A recent controversy involving a prestigious high school refusing to enrol 15-year-old political activist Thanalop "Yok" Phalanchai reflects a lack of protection for rule-defying students.
While opinion may be divided over the youngster's political leanings, big questions remain over the nature of her treatment by the government.
Heated online debate has seen netizens posting Yok's home address and trying to find her biological parents.
Last year, when Yok was just 14, she was arrested and charged with violating Section 112, the lese majeste law, and endured 51 days at a state detention centre for girls. Upon her release, Yok, a Mathayom 4 student, faced another hurdle. The school declined to enrol her to finish her high school education citing her biological parents' failure to come to complete the registration process.

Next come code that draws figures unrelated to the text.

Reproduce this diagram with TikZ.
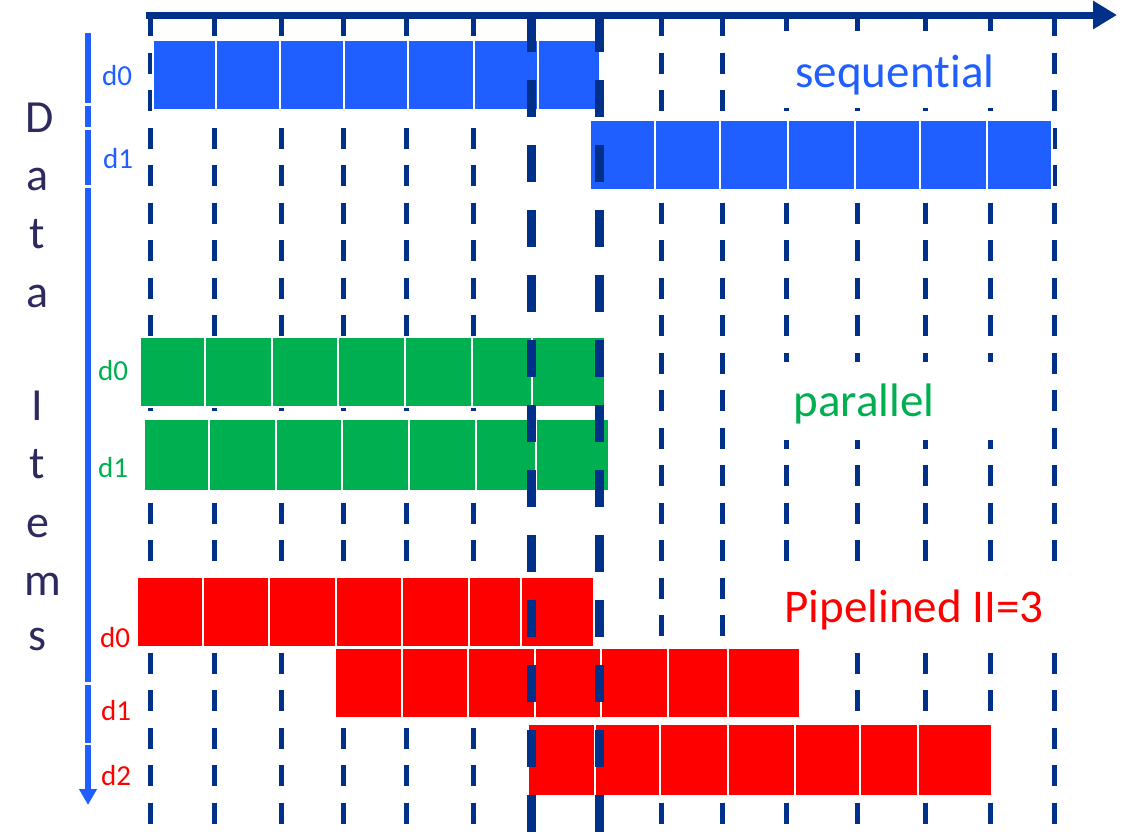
\documentclass[tikz,border=0pt]{standalone}
\usepackage{fontspec}
\setmainfont{Carlito}[RawFeature={-liga;-clig;-dlig;-calt}]
\usetikzlibrary{arrows.meta}
\definecolor{seqblue}{HTML}{1F5EFF}
\definecolor{pargreen}{HTML}{00B050}
\definecolor{pipred}{HTML}{FF0000}
\definecolor{navyline}{HTML}{003087}
\definecolor{axtext}{HTML}{2E2A5E}
\newcommand\mybar[4]{%
  \foreach \xx [count=\ii, remember=\xx as \px (initially 0)] in {#4}{%
    \ifnum\ii>1 \filldraw[fill=#1, draw=white, line width=2pt] (\px,#2) rectangle (\xx,#3);\fi}}
\begin{document}
\begin{tikzpicture}[x=1pt,y=-1pt,
  thindash/.style={navyline, line width=5pt, dash pattern=on 21pt off 16.5pt},
  thickdash/.style={navyline, line width=9pt, dash pattern=on 37pt off 28pt},
  letter/.style={text=axtext, font=\fontsize{46}{46}\selectfont, anchor=base},
  dlab/.style={font=\fontsize{29}{29}\selectfont, anchor=base},
  title/.style={font=\fontsize{47}{47}\selectfont, anchor=base},
  titlebg/.style={fill=white}]
\useasboundingbox (0,0) rectangle (1125,836);
% thin dashed grid lines
\foreach \x in {150,214,281,343,406,473,661,722,786,857,925,990,1054}
  \draw[thindash] (\x,15) -- (\x,836);
% white backgrounds of the titles
\fill[titlebg] (765,31) rectangle (1030,108);
\fill[titlebg] (765,362) rectangle (1030,440);
\fill[titlebg] (765,563) rectangle (1066,650);
% bars
\mybar{seqblue}{40}{110}{153,216,280,344,408,474,538,600}
\mybar{seqblue}{120}{190}{590,655,720,788,855,920,987,1052}
\mybar{pargreen}{337}{407}{140,205,272,338,405,472,532,605}
\mybar{pargreen}{419}{491}{144,209,276,342,409,476,536,609}
\mybar{pipred}{577}{647}{137,203,269,336,402,469,521,594}
\mybar{pipred}{648}{718}{335,402,468,535,601,668,728,800}
\mybar{pipred}{724}{796}{528,595,660,728,795,860,918,992}
% thick dashed lines
\foreach \x in {531,599}
  \draw[thickdash] (\x,15) -- (\x,836);
% time axis
\coordinate (t0) at (146,15);
\coordinate (t1) at (1117,15);
\draw[navyline, line width=7pt, -{Triangle[length=24pt,width=27pt]}] (t0) -- (t1);
% data items axis
\coordinate (a0) at (88,33);
\coordinate (a1) at (88,805);
\draw[seqblue, line width=6pt, -{Triangle[length=16pt,width=17pt]}] (a0) -- (a1);
\foreach \y in {104.5,128.5,186.5,683.5,744}
  \draw[white, line width=2.5pt] (84,\y) -- (92,\y);
% vertical label
\node[letter] (l1) at (40,132) {D};
\node[letter] (l2) at (38,190) {a};
\node[letter] (l3) at (37,248) {t};
\node[letter] (l4) at (38,307) {a};
\node[letter] (l5) at (37,420) {I};
\node[letter] (l6) at (37,478) {t};
\node[letter] (l7) at (38,537) {e};
\node[letter] (l8) at (43,595) {m};
\node[letter] (l9) at (37,650) {s};
% row labels
\node[dlab, text=seqblue] (sd0) at (117,85) {d0};
\node[dlab, text=seqblue] (sd1) at (118,168) {d1};
\node[dlab, text=pargreen] (pd0) at (113,380) {d0};
\node[dlab, text=pargreen] (pd1) at (113,477) {d1};
\node[dlab, text=pipred] (rd0) at (115,647) {d0};
\node[dlab, text=pipred] (rd1) at (116,720) {d1};
\node[dlab, text=pipred] (rd2) at (116,785) {d2};
% titles
\node[title, text=seqblue] (tseq) at (895,87) {sequen\kern0pt tial};
\node[title, text=pargreen] (tpar) at (864,416) {parallel};
\node[title, text=pipred] (tpip) at (914,622) {Pipelined II=3};
\end{tikzpicture}
\end{document}
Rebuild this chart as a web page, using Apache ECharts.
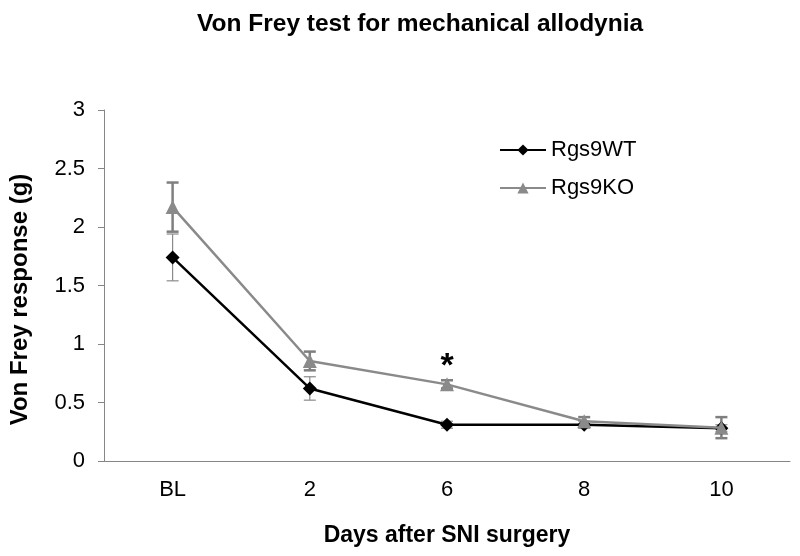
<!DOCTYPE html>
<html>
<head>
<meta charset="utf-8">
<script src="https://cdn.jsdelivr.net/npm/echarts@6/dist/echarts.min.js"></script>
<style>html,body{margin:0;padding:0;background:#fff}#c{width:800px;height:556px}</style>
</head>
<body>
<div id="c"></div>
<script>
var categories = ['BL', '2', '6', '8', '10'];
var wtMean = [1.74, 0.62, 0.31, 0.31, 0.28];
var wtErr  = [0.20, 0.10, 0.03, 0.03, 0.03];
var koMean = [2.17, 0.855, 0.655, 0.34, 0.285];
var koErr  = [0.21, 0.08, 0.035, 0.035, 0.09];
var significance = ['', '', '*', '', ''];
var yTicks = [0, 0.5, 1, 1.5, 2, 2.5, 3];

function errData(mean, err) {
  return mean.map(function (m, i) { return [i, m - err[i], m + err[i]]; });
}
function errRender(color, width, cap) {
  return function (params, api) {
    var lo = api.coord([api.value(0), api.value(1)]);
    var hi = api.coord([api.value(0), api.value(2)]);
    var st = { stroke: color, lineWidth: width };
    return { type: 'group', children: [
      { type: 'line', shape: { x1: lo[0], y1: lo[1], x2: hi[0], y2: hi[1] }, style: st },
      { type: 'line', shape: { x1: lo[0] - cap, y1: lo[1], x2: lo[0] + cap, y2: lo[1] }, style: st },
      { type: 'line', shape: { x1: hi[0] - cap, y1: hi[1], x2: hi[0] + cap, y2: hi[1] }, style: st }
    ]};
  };
}

var chart = echarts.init(document.getElementById('c'), null, { renderer: 'canvas' });
var font = 'Liberation Sans, Arial, sans-serif';
chart.setOption({
  animation: false,
  textStyle: { fontFamily: font },
  title: {
    text: 'Von Frey test for mechanical allodynia',
    left: 192, top: 7,
    textStyle: { fontSize: 24.5, fontWeight: 'bold', color: '#000', fontFamily: font }
  },
  legend: {
    left: 494, top: 134, orient: 'vertical',
    itemWidth: 46, itemHeight: 14, itemGap: 16,
    textStyle: { fontSize: 22, color: '#000', fontFamily: font, padding: [0, 0, 0, 0] },
    data: ['Rgs9WT', 'Rgs9KO']
  },
  grid: { left: 102, right: 10, top: 110, bottom: 95 },
  xAxis: {
    type: 'category', data: categories, boundaryGap: true,
    name: 'Days after SNI surgery', nameLocation: 'middle', nameGap: 63,
    nameTextStyle: { fontSize: 23, fontWeight: 'bold', color: '#000', fontFamily: font },
    axisLine: { lineStyle: { color: '#868686', width: 1 } },
    axisTick: { alignWithLabel: true, length: 6, lineStyle: { color: '#868686' } },
    axisLabel: { fontSize: 22, color: '#000', margin: 18, fontFamily: font }
  },
  yAxis: {
    type: 'value', min: 0, max: 3, interval: 0.5,
    name: 'Von Frey response (g)', nameLocation: 'middle', nameGap: 72, nameRotate: 90,
    nameTextStyle: { fontSize: 24, fontWeight: 'bold', color: '#000', fontFamily: font, padding: [0, 28, 0, 0] },
    axisLine: { show: true, lineStyle: { color: '#868686', width: 1 } },
    axisTick: { show: true, length: 6, lineStyle: { color: '#868686' } },
    splitLine: { show: false },
    axisLabel: { fontSize: 22, color: '#000', margin: 19, fontFamily: font,
      formatter: function (v) { return yTicks.indexOf(v) >= 0 ? String(v) : ''; } }
  },
  series: [
    { type: 'custom', name: 'wtErr', data: errData(wtMean, wtErr),
      renderItem: errRender('#8a8a8a', 1.2, 6), z: 1, silent: true },
    { type: 'custom', name: 'koErr', data: errData(koMean, koErr),
      renderItem: errRender('#7f7f7f', 2.5, 6), z: 1, silent: true },
    { type: 'line', name: 'Rgs9WT', data: wtMean, symbol: 'diamond', symbolSize: 14,
      lineStyle: { color: '#000', width: 2.5 }, itemStyle: { color: '#000' }, z: 3 },
    { type: 'line', name: 'Rgs9KO', symbol: 'triangle', symbolSize: 14,
      data: koMean.map(function (v, i) {
        return significance[i] ? { value: v, label: { show: true, position: 'top', distance: -6,
          formatter: significance[i], fontSize: 34, fontWeight: 'bold', color: '#000', fontFamily: font } } : v;
      }),
      lineStyle: { color: '#8a8a8a', width: 2.5 }, itemStyle: { color: '#8a8a8a' }, z: 4 }
  ]
});
</script>
</body>
</html>
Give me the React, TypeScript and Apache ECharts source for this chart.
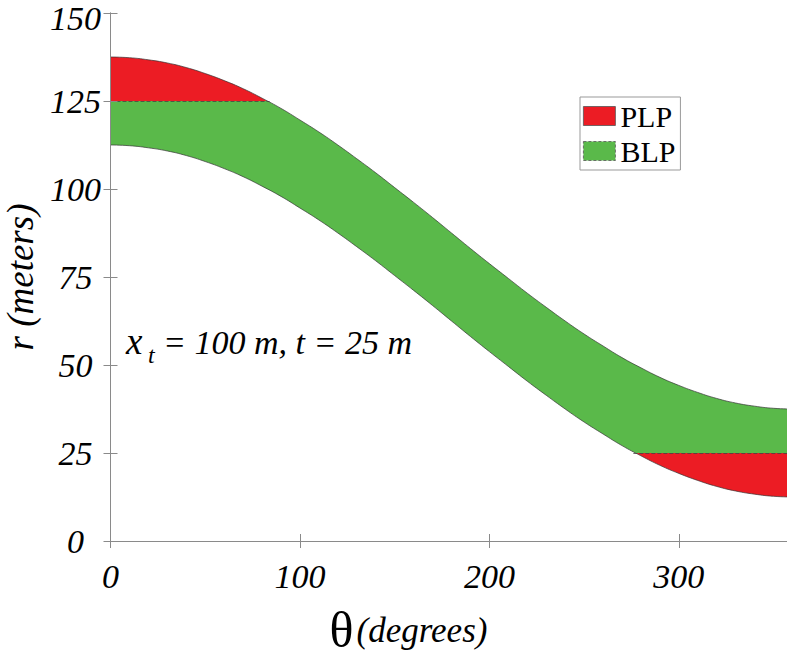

Supporters of the decision by Triam Udom Suksa Pattanakarn School argue that Yok's dismissal was justified due to her blatant violation of school rules, such as colouring her hair, refusing to wear a uniform, and repeated absences from classes she claimed to be overly authoritarian.
Amid the controversy surrounding Yok's disrespect for rules and discipline, it has gone largely unmentioned that the school itself might be violating the law and undermining the state's Education for All Policy by refusing her admission.
The Education for All policy was introduced to ensure that all children in the country, regardless of nationality, are entitled to a free education from preschool to Mathayom 6, or Grade 12.
The Prayut-led government supported this policy through Order No. 28/2016 which is still in effect today.
In addition to the July 5, 2016 order and a cabinet resolution to support free education by covering the costs of tuition fees, books, supplies, uniforms, and child development activities, the Education Ministry also has regulations obliging schools to admit students, with punitive measures for those that neglect to do so.
According to these regulations, existing students at the school do not require additional documents, while new students must provide necessary paperwork for the national database.
For orphans, abandoned or stateless children, or those without official identification, the Education Ministry allows guardians to act in loco parentis for enrolment purposes. The regulations also make it clear that it is the teachers' responsibility to assist in completing admission forms for students without parents or guardians.
If students commit offences, the Ministry of Education sanctions only four disciplinary measures in line with the Child Protection Act: verbal warning, probation, deduction of behaviour points, and activities to promote behavioural change.
However, these rules are not observed and teachers are rarely held accountable.
Students deemed to be disobedient are treated with bias and sometimes even expelled or denied admission to continue their education for failing to comply with school rules, violating the rights of other students and wasting time in class.
Abandoned and directionless, many dropouts frequently end up as social problems. That said, the authoritarian education policy and lack of sensitivity and empathy contribute to youth problems, or even crime.
Rights activists such as Angkhana Neelapaijit have made rational demands for the government or even judicial system to help by appointing a legal custodian for Yok to take care of her education problems and protect her rights.
Last week, the Ministry of Social Welfare held a meeting with the school, without any conclusive outcome. The ministries responsible cannot drag their feet on this and let public sentiment hijack the issue.
Perhaps, one of the actions the ministers can do is follow recommendations by rights activists such as Ms Angkhana, to take steps that ensure the teenager is looked after by a responsible adult until she becomes an adult in the eyes of the law when she turns 18.
Yok may not be everyone's cup of tea, but her case highlights the challenge of how to make the education system and society more tolerant and open to dialogue instead of sticking to a rigid rule-based system that only ends up alienating those with different opinions and pushing them towards the margins of society.